- Requirements -
Give the material once more, word for word, without any images.
■ ■ ■
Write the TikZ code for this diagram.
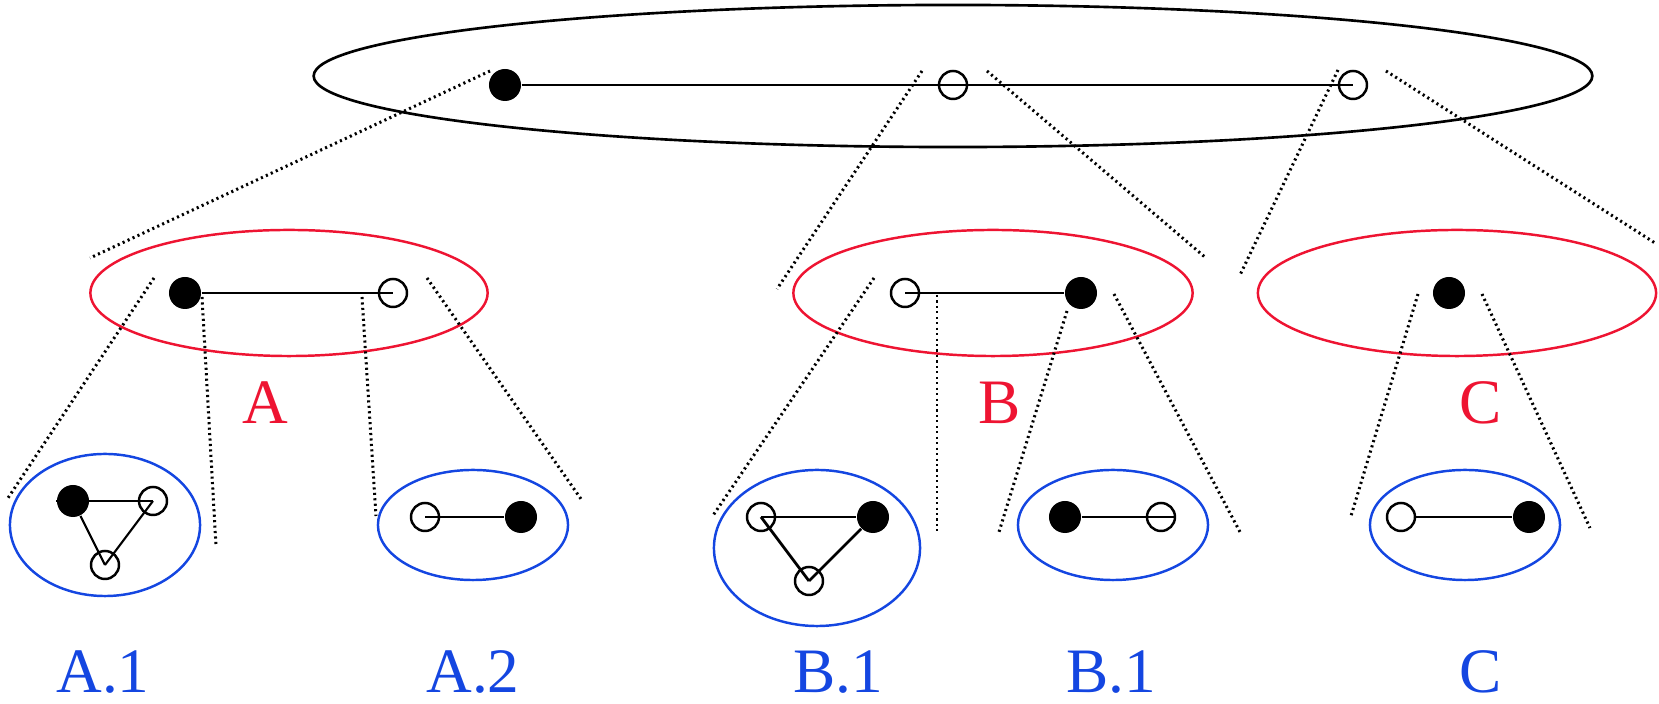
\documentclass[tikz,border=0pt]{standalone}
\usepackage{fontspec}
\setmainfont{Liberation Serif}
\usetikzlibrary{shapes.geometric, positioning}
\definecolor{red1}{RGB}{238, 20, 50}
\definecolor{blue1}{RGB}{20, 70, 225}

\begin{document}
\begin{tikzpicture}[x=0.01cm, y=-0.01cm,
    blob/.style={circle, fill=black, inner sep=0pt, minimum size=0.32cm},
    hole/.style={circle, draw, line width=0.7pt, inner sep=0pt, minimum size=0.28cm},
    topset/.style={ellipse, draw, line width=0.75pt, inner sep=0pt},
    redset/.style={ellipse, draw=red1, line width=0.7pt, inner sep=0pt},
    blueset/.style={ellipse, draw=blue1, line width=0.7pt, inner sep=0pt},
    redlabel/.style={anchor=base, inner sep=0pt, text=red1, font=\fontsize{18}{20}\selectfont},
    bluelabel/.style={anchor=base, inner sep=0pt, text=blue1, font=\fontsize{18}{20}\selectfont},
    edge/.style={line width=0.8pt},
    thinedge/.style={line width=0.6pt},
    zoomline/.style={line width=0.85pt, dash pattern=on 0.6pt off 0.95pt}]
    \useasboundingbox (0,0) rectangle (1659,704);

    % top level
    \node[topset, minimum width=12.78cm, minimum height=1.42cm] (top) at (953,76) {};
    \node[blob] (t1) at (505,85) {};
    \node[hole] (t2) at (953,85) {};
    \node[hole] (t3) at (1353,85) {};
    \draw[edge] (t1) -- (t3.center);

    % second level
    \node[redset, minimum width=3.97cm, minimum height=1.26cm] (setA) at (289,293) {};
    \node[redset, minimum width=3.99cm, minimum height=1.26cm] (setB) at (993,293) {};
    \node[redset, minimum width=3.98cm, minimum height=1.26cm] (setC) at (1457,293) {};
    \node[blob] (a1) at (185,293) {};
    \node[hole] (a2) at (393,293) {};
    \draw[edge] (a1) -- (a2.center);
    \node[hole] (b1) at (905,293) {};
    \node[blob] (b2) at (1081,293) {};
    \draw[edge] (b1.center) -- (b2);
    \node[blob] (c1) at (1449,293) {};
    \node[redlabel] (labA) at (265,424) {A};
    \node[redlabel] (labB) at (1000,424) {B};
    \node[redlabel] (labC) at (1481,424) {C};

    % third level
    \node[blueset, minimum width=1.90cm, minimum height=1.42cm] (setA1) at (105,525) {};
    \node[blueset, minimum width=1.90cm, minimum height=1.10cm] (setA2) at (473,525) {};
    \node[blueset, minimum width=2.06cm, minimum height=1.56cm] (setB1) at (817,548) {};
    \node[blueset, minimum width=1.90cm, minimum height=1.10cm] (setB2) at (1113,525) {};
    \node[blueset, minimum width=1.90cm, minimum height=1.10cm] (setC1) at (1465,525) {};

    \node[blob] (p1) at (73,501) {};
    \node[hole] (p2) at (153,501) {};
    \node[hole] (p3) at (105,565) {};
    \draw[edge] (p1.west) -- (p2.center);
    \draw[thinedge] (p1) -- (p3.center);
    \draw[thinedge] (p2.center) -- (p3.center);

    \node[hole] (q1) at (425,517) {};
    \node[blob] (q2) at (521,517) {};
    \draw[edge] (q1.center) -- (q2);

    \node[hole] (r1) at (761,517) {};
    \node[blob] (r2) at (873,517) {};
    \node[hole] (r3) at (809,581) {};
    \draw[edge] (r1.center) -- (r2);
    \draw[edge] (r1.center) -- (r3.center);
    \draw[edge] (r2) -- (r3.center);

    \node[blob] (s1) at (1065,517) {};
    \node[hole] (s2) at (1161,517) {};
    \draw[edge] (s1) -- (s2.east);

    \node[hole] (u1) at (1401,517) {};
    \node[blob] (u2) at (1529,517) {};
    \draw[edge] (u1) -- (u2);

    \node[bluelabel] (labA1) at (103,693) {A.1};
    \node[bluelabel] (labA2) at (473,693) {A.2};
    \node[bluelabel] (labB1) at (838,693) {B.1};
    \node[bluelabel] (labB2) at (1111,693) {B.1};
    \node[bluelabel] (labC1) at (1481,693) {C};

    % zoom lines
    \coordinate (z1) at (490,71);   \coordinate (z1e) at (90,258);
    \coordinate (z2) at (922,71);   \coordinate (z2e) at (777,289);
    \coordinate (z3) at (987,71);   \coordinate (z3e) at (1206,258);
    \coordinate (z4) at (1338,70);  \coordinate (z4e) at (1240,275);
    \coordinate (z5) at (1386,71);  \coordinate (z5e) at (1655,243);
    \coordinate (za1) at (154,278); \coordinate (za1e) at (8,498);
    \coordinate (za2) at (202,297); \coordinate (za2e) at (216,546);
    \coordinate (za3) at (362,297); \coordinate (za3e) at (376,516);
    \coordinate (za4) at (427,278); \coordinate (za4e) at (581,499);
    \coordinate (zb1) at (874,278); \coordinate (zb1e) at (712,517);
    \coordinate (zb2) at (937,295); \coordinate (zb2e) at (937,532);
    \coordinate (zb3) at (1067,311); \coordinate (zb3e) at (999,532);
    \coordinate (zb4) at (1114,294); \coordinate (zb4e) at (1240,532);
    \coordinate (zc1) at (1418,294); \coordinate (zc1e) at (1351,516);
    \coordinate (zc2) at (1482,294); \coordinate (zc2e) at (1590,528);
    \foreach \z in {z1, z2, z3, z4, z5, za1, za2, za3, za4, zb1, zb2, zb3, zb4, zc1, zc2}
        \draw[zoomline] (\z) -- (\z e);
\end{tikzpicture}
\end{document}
■ ■ ■
- Final answer -
Write the TikZ code for this diagram.
\documentclass[tikz,border=0pt]{standalone}
\usepackage{fontspec}
\setmainfont{Liberation Serif}
\usetikzlibrary{shapes.geometric, positioning}
\definecolor{red1}{RGB}{238, 20, 50}
\definecolor{blue1}{RGB}{20, 70, 225}

\begin{document}
\begin{tikzpicture}[x=0.01cm, y=-0.01cm,
    blob/.style={circle, fill=black, inner sep=0pt, minimum size=0.32cm},
    hole/.style={circle, draw, line width=0.7pt, inner sep=0pt, minimum size=0.28cm},
    topset/.style={ellipse, draw, line width=0.75pt, inner sep=0pt},
    redset/.style={ellipse, draw=red1, line width=0.7pt, inner sep=0pt},
    blueset/.style={ellipse, draw=blue1, line width=0.7pt, inner sep=0pt},
    redlabel/.style={anchor=base, inner sep=0pt, text=red1, font=\fontsize{18}{20}\selectfont},
    bluelabel/.style={anchor=base, inner sep=0pt, text=blue1, font=\fontsize{18}{20}\selectfont},
    edge/.style={line width=0.8pt},
    thinedge/.style={line width=0.6pt},
    zoomline/.style={line width=0.85pt, dash pattern=on 0.6pt off 0.95pt}]
    \useasboundingbox (0,0) rectangle (1659,704);

    % top level
    \node[topset, minimum width=12.78cm, minimum height=1.42cm] (top) at (953,76) {};
    \node[blob] (t1) at (505,85) {};
    \node[hole] (t2) at (953,85) {};
    \node[hole] (t3) at (1353,85) {};
    \draw[edge] (t1) -- (t3.center);

    % second level
    \node[redset, minimum width=3.97cm, minimum height=1.26cm] (setA) at (289,293) {};
    \node[redset, minimum width=3.99cm, minimum height=1.26cm] (setB) at (993,293) {};
    \node[redset, minimum width=3.98cm, minimum height=1.26cm] (setC) at (1457,293) {};
    \node[blob] (a1) at (185,293) {};
    \node[hole] (a2) at (393,293) {};
    \draw[edge] (a1) -- (a2.center);
    \node[hole] (b1) at (905,293) {};
    \node[blob] (b2) at (1081,293) {};
    \draw[edge] (b1.center) -- (b2);
    \node[blob] (c1) at (1449,293) {};
    \node[redlabel] (labA) at (265,424) {A};
    \node[redlabel] (labB) at (1000,424) {B};
    \node[redlabel] (labC) at (1481,424) {C};

    % third level
    \node[blueset, minimum width=1.90cm, minimum height=1.42cm] (setA1) at (105,525) {};
    \node[blueset, minimum width=1.90cm, minimum height=1.10cm] (setA2) at (473,525) {};
    \node[blueset, minimum width=2.06cm, minimum height=1.56cm] (setB1) at (817,548) {};
    \node[blueset, minimum width=1.90cm, minimum height=1.10cm] (setB2) at (1113,525) {};
    \node[blueset, minimum width=1.90cm, minimum height=1.10cm] (setC1) at (1465,525) {};

    \node[blob] (p1) at (73,501) {};
    \node[hole] (p2) at (153,501) {};
    \node[hole] (p3) at (105,565) {};
    \draw[edge] (p1.west) -- (p2.center);
    \draw[thinedge] (p1) -- (p3.center);
    \draw[thinedge] (p2.center) -- (p3.center);

    \node[hole] (q1) at (425,517) {};
    \node[blob] (q2) at (521,517) {};
    \draw[edge] (q1.center) -- (q2);

    \node[hole] (r1) at (761,517) {};
    \node[blob] (r2) at (873,517) {};
    \node[hole] (r3) at (809,581) {};
    \draw[edge] (r1.center) -- (r2);
    \draw[edge] (r1.center) -- (r3.center);
    \draw[edge] (r2) -- (r3.center);

    \node[blob] (s1) at (1065,517) {};
    \node[hole] (s2) at (1161,517) {};
    \draw[edge] (s1) -- (s2.east);

    \node[hole] (u1) at (1401,517) {};
    \node[blob] (u2) at (1529,517) {};
    \draw[edge] (u1) -- (u2);

    \node[bluelabel] (labA1) at (103,693) {A.1};
    \node[bluelabel] (labA2) at (473,693) {A.2};
    \node[bluelabel] (labB1) at (838,693) {B.1};
    \node[bluelabel] (labB2) at (1111,693) {B.1};
    \node[bluelabel] (labC1) at (1481,693) {C};

    % zoom lines
    \coordinate (z1) at (490,71);   \coordinate (z1e) at (90,258);
    \coordinate (z2) at (922,71);   \coordinate (z2e) at (777,289);
    \coordinate (z3) at (987,71);   \coordinate (z3e) at (1206,258);
    \coordinate (z4) at (1338,70);  \coordinate (z4e) at (1240,275);
    \coordinate (z5) at (1386,71);  \coordinate (z5e) at (1655,243);
    \coordinate (za1) at (154,278); \coordinate (za1e) at (8,498);
    \coordinate (za2) at (202,297); \coordinate (za2e) at (216,546);
    \coordinate (za3) at (362,297); \coordinate (za3e) at (376,516);
    \coordinate (za4) at (427,278); \coordinate (za4e) at (581,499);
    \coordinate (zb1) at (874,278); \coordinate (zb1e) at (712,517);
    \coordinate (zb2) at (937,295); \coordinate (zb2e) at (937,532);
    \coordinate (zb3) at (1067,311); \coordinate (zb3e) at (999,532);
    \coordinate (zb4) at (1114,294); \coordinate (zb4e) at (1240,532);
    \coordinate (zc1) at (1418,294); \coordinate (zc1e) at (1351,516);
    \coordinate (zc2) at (1482,294); \coordinate (zc2e) at (1590,528);
    \foreach \z in {z1, z2, z3, z4, z5, za1, za2, za3, za4, zb1, zb2, zb3, zb4, zc1, zc2}
        \draw[zoomline] (\z) -- (\z e);
\end{tikzpicture}
\end{document}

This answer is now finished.